As is mentioned, Arnold’s focus on anxieties of the society and some messages can be discovered in Dover Beach. Arnold described the ocean in this way: “Begin, and cease, and then again begin/ With tremulous cadence slow, and bring/ The eternal note of sadness in.” Critic Damrosch David said: “Arnold places the ocean to stand in for the lifestyle many workers in those times experienced.” The movement of water’s back to rest on shore can be seen as mirroring the lives of workers resting and working again and again. This reflects the life of misery in that age, which is mentioned as well when he retrospect Sophocles. Another message is shown in the third stanza that he considers the religious condition was “the Sea of Faith” which implying how did the religious fervor be prevalent long time ago.

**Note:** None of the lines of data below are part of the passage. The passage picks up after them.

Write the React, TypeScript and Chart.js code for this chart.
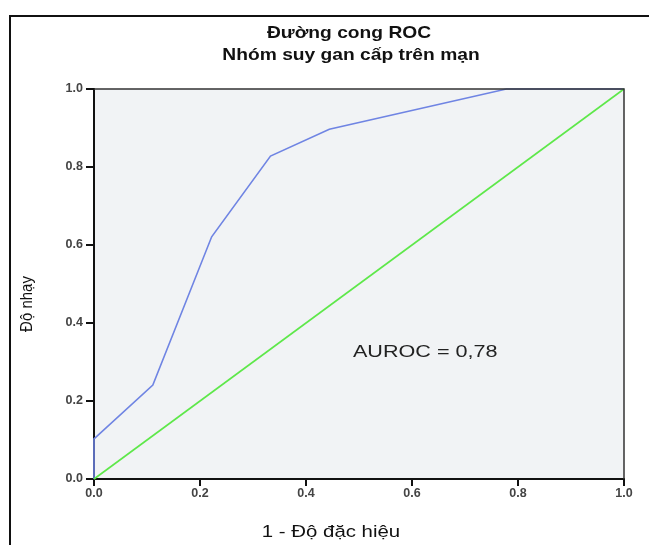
import React, { useEffect, useRef } from "react";
import { Chart, registerables } from "chart.js";

Chart.register(...registerables);

const titleLines = ["Đường cong ROC", "Nhóm suy gan cấp trên mạn"];
const xAxisTitle = "1 - Độ đặc hiệu";
const yAxisTitle = "Độ nhạy";
const annotationText = "AUROC = 0,78";

const rocX = [0, 0, 0.111, 0.222, 0.333, 0.444, 0.778, 1];
const rocY = [0, 0.103, 0.241, 0.621, 0.828, 0.897, 1, 1];
const refX = [0, 1];
const refY = [0, 1];
const tickValues = [0, 0.2, 0.4, 0.6, 0.8, 1.0];

const FONT = "'Liberation Sans', Arial, sans-serif";

function stretchedText(ctx: any, text: string, x: number, y: number, sx: number) {
  ctx.save();
  ctx.translate(x, y);
  ctx.scale(sx, 1);
  ctx.fillText(text, 0, 0);
  ctx.restore();
}

const decorPlugin = {
  id: "decor",
  beforeDraw(chart: any) {
    const { ctx, chartArea } = chart;
    ctx.save();
    ctx.fillStyle = "#ffffff";
    ctx.fillRect(0, 0, chart.width, chart.height);
    ctx.strokeStyle = "#111111";
    ctx.lineWidth = 2;
    ctx.strokeRect(10, 16, chart.width + 20, chart.height + 20);
    ctx.fillStyle = "#f1f3f5";
    ctx.fillRect(chartArea.left, chartArea.top, chartArea.right - chartArea.left, chartArea.bottom - chartArea.top);
    ctx.restore();
  },
  afterDatasetsDraw(chart: any) {
    const { ctx, chartArea } = chart;
    ctx.save();
    ctx.strokeStyle = "#333333";
    ctx.lineWidth = 1.5;
    ctx.beginPath();
    ctx.moveTo(chartArea.left, chartArea.top);
    ctx.lineTo(chartArea.right, chartArea.top);
    ctx.lineTo(chartArea.right, chartArea.bottom);
    ctx.stroke();
    ctx.restore();
  },
  afterDraw(chart: any) {
    const { ctx, scales } = chart;
    ctx.save();
    ctx.fillStyle = "#111111";
    ctx.textAlign = "center";
    ctx.textBaseline = "middle";
    ctx.font = `bold 17px ${FONT}`;
    stretchedText(ctx, titleLines[0], 349, 33, 1.13);
    stretchedText(ctx, titleLines[1], 351, 55, 1.13);
    ctx.font = `17px ${FONT}`;
    stretchedText(ctx, xAxisTitle, 331, 532, 1.2);
    ctx.save();
    ctx.translate(27, 304);
    ctx.rotate(-Math.PI / 2);
    ctx.scale(1, 1.15);
    ctx.font = `15px ${FONT}`;
    ctx.fillText(yAxisTitle, 0, 0);
    ctx.restore();
    ctx.font = `16px ${FONT}`;
    ctx.fillStyle = "#222222";
    const ax = scales.x.getPixelForValue(0.625);
    const ay = scales.y.getPixelForValue(0.325);
    stretchedText(ctx, annotationText, ax, ay, 1.35);
    ctx.restore();
  },
};

export default function App() {
  const ref = useRef<HTMLCanvasElement>(null);
  useEffect(() => {
    if (!ref.current) return;
    const chart = new Chart(ref.current, {
      type: "scatter",
      data: {
        datasets: [
          {
            label: "Reference",
            data: refX.map((x, i) => ({ x, y: refY[i] })),
            showLine: true,
            borderColor: "#5ee84a",
            borderWidth: 1.6,
            pointRadius: 0,
            clip: 6,
          },
          {
            label: "ROC",
            data: rocX.map((x, i) => ({ x, y: rocY[i] })),
            showLine: true,
            borderColor: "#6f84e3",
            borderWidth: 1.6,
            pointRadius: 0,
            clip: 6,
          },
        ],
      },
      options: {
        animation: false,
        responsive: false,
        events: [],
        layout: { padding: { left: 60, right: 25, top: 89, bottom: 36 } },
        plugins: {
          legend: { display: false },
          title: { display: false },
          tooltip: { enabled: false },
        },
        scales: {
          x: {
            type: "linear",
            min: 0,
            max: 1,
            afterBuildTicks: (s: any) => {
              s.ticks = tickValues.map((v) => ({ value: v }));
            },
            afterFit: (s: any) => {
              s.height = 30;
            },
            border: { display: true, color: "#111111", width: 2 },
            grid: { drawOnChartArea: false, drawTicks: true, tickLength: 7, color: "#111111", lineWidth: 2 },
            ticks: {
              color: "#444444",
              font: { family: FONT, size: 12.5, weight: "bold" },
              padding: 0,
              maxRotation: 0,
              callback: (v: any) => Number(v).toFixed(1),
            },
          },
          y: {
            type: "linear",
            min: 0,
            max: 1,
            afterBuildTicks: (s: any) => {
              s.ticks = tickValues.map((v) => ({ value: v }));
            },
            afterFit: (s: any) => {
              s.width = 34;
            },
            border: { display: true, color: "#111111", width: 2 },
            grid: { drawOnChartArea: false, drawTicks: true, tickLength: 8, color: "#111111", lineWidth: 2 },
            ticks: {
              color: "#444444",
              font: { family: FONT, size: 12.5, weight: "bold" },
              padding: 3,
              callback: (v: any) => Number(v).toFixed(1),
            },
          },
        },
      },
      plugins: [decorPlugin],
    });
    return () => chart.destroy();
  }, []);
  return (
    <div style={{ position: "fixed", left: 0, top: 0, width: 649, height: 545 }}>
      <canvas ref={ref} width={649} height={545} style={{ display: "block", width: 649, height: 545 }} />
    </div>
  );
}
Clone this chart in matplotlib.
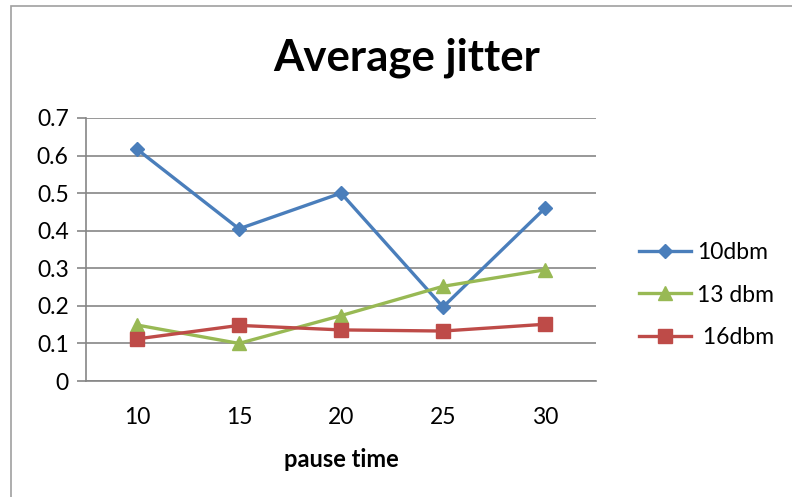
import matplotlib.pyplot as plt
from matplotlib.patches import Rectangle

# jitter measured for each transmit power over the pause times
pause_time = ['10', '15', '20', '25', '30']
jitter_10dbm = [0.617, 0.405, 0.500, 0.197, 0.460]
jitter_13dbm = [0.149, 0.100, 0.174, 0.252, 0.296]
jitter_16dbm = [0.112, 0.148, 0.136, 0.133, 0.151]

plt.rcParams['font.family'] = 'Lato'

W, H = 792, 497
fig = plt.figure(figsize=(W / 100, H / 100), dpi=100)

# thin gray frame round the chart
fig.patches.append(Rectangle((11 / W, -0.1), 1.1, 1 - 6 / H + 0.1, transform=fig.transFigure,
                             fill=False, edgecolor='#a0a0a0', linewidth=1.2))

ax = fig.add_axes([86 / W, 1 - 381 / H, 510 / W, 263 / H])
x = range(len(pause_time))

ax.plot(x, jitter_10dbm, color='#4A7EBB', lw=2.4, marker='D', ms=7.5, label='10dbm')
ax.plot(x, jitter_13dbm, color='#98B954', lw=2.4, marker='^', ms=10, label='13 dbm')
ax.plot(x, jitter_16dbm, color='#BE4B48', lw=2.4, marker='s', ms=10, label=' 16dbm')

ax.set_xlim(-0.5, len(pause_time) - 0.5)
ax.set_ylim(0, 0.7)
ax.set_xticks(list(x))
ax.set_xticklabels(pause_time)
ax.set_yticks([0, 0.1, 0.2, 0.3, 0.4, 0.5, 0.6, 0.7])
ax.set_yticklabels(['0', '0.1', '0.2', '0.3', '0.4', '0.5', '0.6', '0.7'])
ax.yaxis.grid(True, color='#868686', lw=1.2)
ax.set_axisbelow(True)

for side in ['top', 'right']:
    ax.spines[side].set_visible(False)
for side in ['left', 'bottom']:
    ax.spines[side].set_color('#868686')
    ax.spines[side].set_linewidth(1.2)

ax.tick_params(axis='y', length=6.5, width=1.2, color='#868686', labelsize=16.5, pad=6)
ax.tick_params(axis='x', length=0, labelsize=16.5, pad=19)

ax.set_xlabel('pause time', fontsize=17, fontweight='bold', labelpad=14)
fig.text(407 / W, 1 - 58 / H, 'Average jitter', ha='center', va='center',
         fontsize=31.5, fontweight='bold')

fig.legend(loc='center left', bbox_to_anchor=(618 / W, 1 - 295 / H), frameon=False,
           fontsize=16.5, handlelength=2.3, handletextpad=0.25, labelspacing=0.95)

fig.savefig('out.png', dpi=100)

Damrosch David said: “As the Victorian and Industrial age itself expands, the religious harmony and control lessen its grip on the people and give them up to the misery of progress.” It is easy to find that with the development of science and technology, the Darwin’s theory of evolution proved the Bible wrong, and people started losing faith. As one part of literature, poetry is also a way to record historical facts, and these two messages in Dover Beach are great examples.
To sum up, Dover Beach by Arnold is really a masterpiece in aspects of image, tone and messages. Furthermore, it is a masterpiece which can stand for the poetry in Victorian. The image and messages are all in typical Victorian style, and the harmonic tone is so advanced and far-sighted during the Industrial Revolution.